The Reverend Colin Brown has died and his funeral is at 2 pm, Thursday 29 July at St Barnabas’, Fendalton. Colin was ordained deacon in 1954 and priest in 1955. He has served our church and society with academic distinction, including lecturing at St John’s College (1956-66), Vice Principal at College House (1966-67) and lecturing in the Department of Religious Studies and Philosophy at Canterbury University from 1967-1993, along with writing and publishing. Notable in the latter respect for our Diocese were Colin’s history of the Cathedral, Vision and Reality: Christchurch’s Cathedral in the Square (2000) and his joint editorship with Jane Teal and Marie Peters of Shaping a Colonial Church: Bishop Harper and the Anglican Diocese of Christchurch (2006). Please pray for Anne, Colin’s widow and their family.
The funeral for the Reverend Bernie Cox was held at the Chapel at Burnham Military Camp last Friday. Bernie was ordained deacon in 1956 and priested in 1958, serving in parishes in the Nelson and Auckland Dioceses before serving as a military chaplain from 1975 to 1990 with our defence forces. Bernie’s last role with our forces was Principal Chaplain (Army). Bernie then served in two Wellington Diocese parishes before retirement to Gore and then, more recently, to Christchurch. Please pray for Bernie’s family.

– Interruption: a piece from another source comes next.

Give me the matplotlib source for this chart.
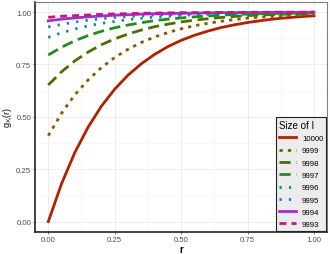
import matplotlib
matplotlib.use("Agg")
import matplotlib.pyplot as plt
from matplotlib.ticker import MultipleLocator

plt.rcParams["font.family"] = ["Liberation Sans", "DejaVu Sans"]
plt.rcParams["mathtext.fontset"] = "custom"
plt.rcParams["mathtext.rm"] = "Liberation Sans"
plt.rcParams["mathtext.it"] = "Liberation Sans:italic"

r = [0.00, 0.05, 0.10, 0.15, 0.20, 0.25, 0.30, 0.35, 0.40, 0.45, 0.50,
     0.55, 0.60, 0.65, 0.70, 0.75, 0.80, 0.85, 0.90, 0.95, 1.00]

g_10000 = [0.000, 0.181, 0.330, 0.451, 0.551, 0.632, 0.699, 0.753, 0.798, 0.835, 0.865,
           0.889, 0.909, 0.926, 0.939, 0.950, 0.959, 0.967, 0.973, 0.978, 0.982]
g_9999 = [0.410, 0.517, 0.605, 0.676, 0.735, 0.783, 0.822, 0.855, 0.881, 0.902, 0.920,
          0.935, 0.946, 0.956, 0.964, 0.971, 0.976, 0.980, 0.984, 0.987, 0.989]
g_9998 = [0.652, 0.715, 0.767, 0.809, 0.844, 0.872, 0.895, 0.914, 0.930, 0.942, 0.953,
          0.961, 0.968, 0.974, 0.979, 0.983, 0.986, 0.988, 0.990, 0.992, 0.994]
g_9997 = [0.795, 0.832, 0.863, 0.888, 0.908, 0.925, 0.938, 0.949, 0.959, 0.966, 0.972,
          0.977, 0.981, 0.985, 0.988, 0.990, 0.992, 0.993, 0.994, 0.995, 0.996]
g_9996 = [0.879, 0.901, 0.919, 0.934, 0.946, 0.955, 0.964, 0.970, 0.976, 0.980, 0.984,
          0.987, 0.989, 0.991, 0.993, 0.994, 0.995, 0.996, 0.997, 0.997, 0.998]
g_9995 = [0.929, 0.941, 0.952, 0.961, 0.968, 0.974, 0.978, 0.982, 0.986, 0.988, 0.990,
          0.992, 0.994, 0.995, 0.996, 0.996, 0.997, 0.998, 0.998, 0.998, 0.999]
g_9994 = [0.958, 0.966, 0.972, 0.977, 0.981, 0.985, 0.987, 0.990, 0.992, 0.993, 0.994,
          0.995, 0.996, 0.997, 0.997, 0.998, 0.998, 0.999, 0.999, 0.999, 0.999]
g_9993 = [0.975, 0.980, 0.983, 0.986, 0.989, 0.991, 0.992, 0.994, 0.995, 0.996, 0.997,
          0.997, 0.998, 0.998, 0.998, 0.999, 0.999, 0.999, 0.999, 0.999, 1.000]

labels = ["10000", "9999", "9998", "9997", "9996", "9995", "9994", "9993"]
series = [g_10000, g_9999, g_9998, g_9997, g_9996, g_9995, g_9994, g_9993]
colors = ["#b22000", "#8b5a00", "#4a7000", "#228b22", "#008b8b", "#1874cd", "#9a32cd", "#c71585"]
styles = ["-", (0, (1.2, 1.8)), (0, (4, 2)), (0, (4, 2)), (0, (0.8, 2.6)),
          (0, (0.8, 2.6)), "-", (0, (2.5, 1.8))]

fig = plt.figure(figsize=(3.3, 2.55), dpi=100)
ax = fig.add_axes([0.106, 0.086, 0.886, 0.904])

for y, lab, c, ls in zip(series, labels, colors, styles):
    ax.plot(r, y, color=c, linestyle=ls, lw=2.0, label=lab, zorder=3)

ax.set_xlim(-0.05, 1.05)
ax.set_ylim(-0.05, 1.05)
ax.xaxis.set_major_locator(MultipleLocator(0.25))
ax.yaxis.set_major_locator(MultipleLocator(0.25))
ax.xaxis.set_minor_locator(MultipleLocator(0.125))
ax.yaxis.set_minor_locator(MultipleLocator(0.125))
ax.xaxis.set_major_formatter(lambda v, p: f"{v:.2f}")
ax.yaxis.set_major_formatter(lambda v, p: f"{v:.2f}")
ax.grid(which="major", color="#ebebeb", lw=0.6, zorder=0)
ax.grid(which="minor", color="#f4f4f4", lw=0.4, zorder=0)
ax.set_axisbelow(True)
ax.tick_params(which="major", length=1.5, width=0.5, color="#333333",
               labelsize=5.6, labelcolor="#4d4d4d", pad=1.2)
ax.tick_params(which="minor", length=0)
for s in ["top", "right"]:
    ax.spines[s].set_color("#7f7f7f")
    ax.spines[s].set_linewidth(0.8)
for s in ["left", "bottom"]:
    ax.spines[s].set_color("#222222")
    ax.spines[s].set_linewidth(1.2)

ax.set_xlabel("r", fontsize=7, fontweight="bold", labelpad=0.5)
ax.set_ylabel(r"$\mathregular{g_{X_i}(r)}$", fontsize=6.5, labelpad=1)

leg = ax.legend(title="Size of I", loc="lower right", bbox_to_anchor=(0.997, 0.004),
                fontsize=5.6, title_fontsize=7, frameon=True, fancybox=False,
                edgecolor="#222222", facecolor="#ececec", framealpha=1,
                handlelength=2.2, handletextpad=0.8, labelspacing=0.62,
                borderpad=0.4, borderaxespad=0)
leg._legend_box.align = "left"
leg.get_frame().set_linewidth(0.8)

fig.savefig("out.png", dpi=100)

I have been reading two books I want to draw your attention to. First, the Reverend Ron Hay, priest and alpinist, known to many in our Diocese, has written and illustrated with superb photography The Spirit of the Mountains: Alpine Adventures and Reflections. This is simply a beautiful book in words and in pictures, a celebration of our Aotearoa New Zealand mountains, and an expression of the spirituality of creation. Email Ron for your copy email@example.com , $40 plus P and P.
Secondly, Steve Bell, whom I shared a flat with in Cairo in 1982-83 and who went onto to significant global mission leadership based in the UK, has written Mountains Move: Achieving Social Cohesion in a Multi-Cultural Society (accessible from Amazon). This is a “must read” book for guidance as we negotiate our way through changing society towards kindness and understanding of each other’s faiths and ideologies. A special interest of the book is understanding and appreciating Islam in Western society.
Last Wednesday I went to Mangere to listen to the testimony of a witness to the Royal Commission on Abuse in Care https://www.abuseincare.org.nz/public-hearings/about/tulou-our-pacific-voices-tatala-e-pulonga/ . During the course of that testimony, the Reverend Ray Oppenheim, Vicar of Avonside at the time, was publicly named as the survivor’s abuser. The survivor was a young girl at the time. If any reader knows of other instances of abuse, they are encouraged to make contact with my office (firstname.lastname@example.org ) or to contact the Royal Commission directly or to contact our national Registrar for complaints regarding ministry standards at email@example.com .
NZCMS is making a call to prayer: “We are having a 12-hour call to prayer this Saturday, July 24, beginning at 7am and finishing at 7pm. The focus is specifically for Mission Partners who are seeking to return to NZ in the next few months. All have stayed and served throughout the pandemic, and they are due a time of Leave and Home Service in NZ.” Please pray for return visas to the country of service to be issued; and for MIQ spots in NZ to be obtained.
This Sunday we continue our Gospel readings further into John 6, verses 24-35. What is The Bread of Life offering us? What nourishment do we need from The Bread of Life?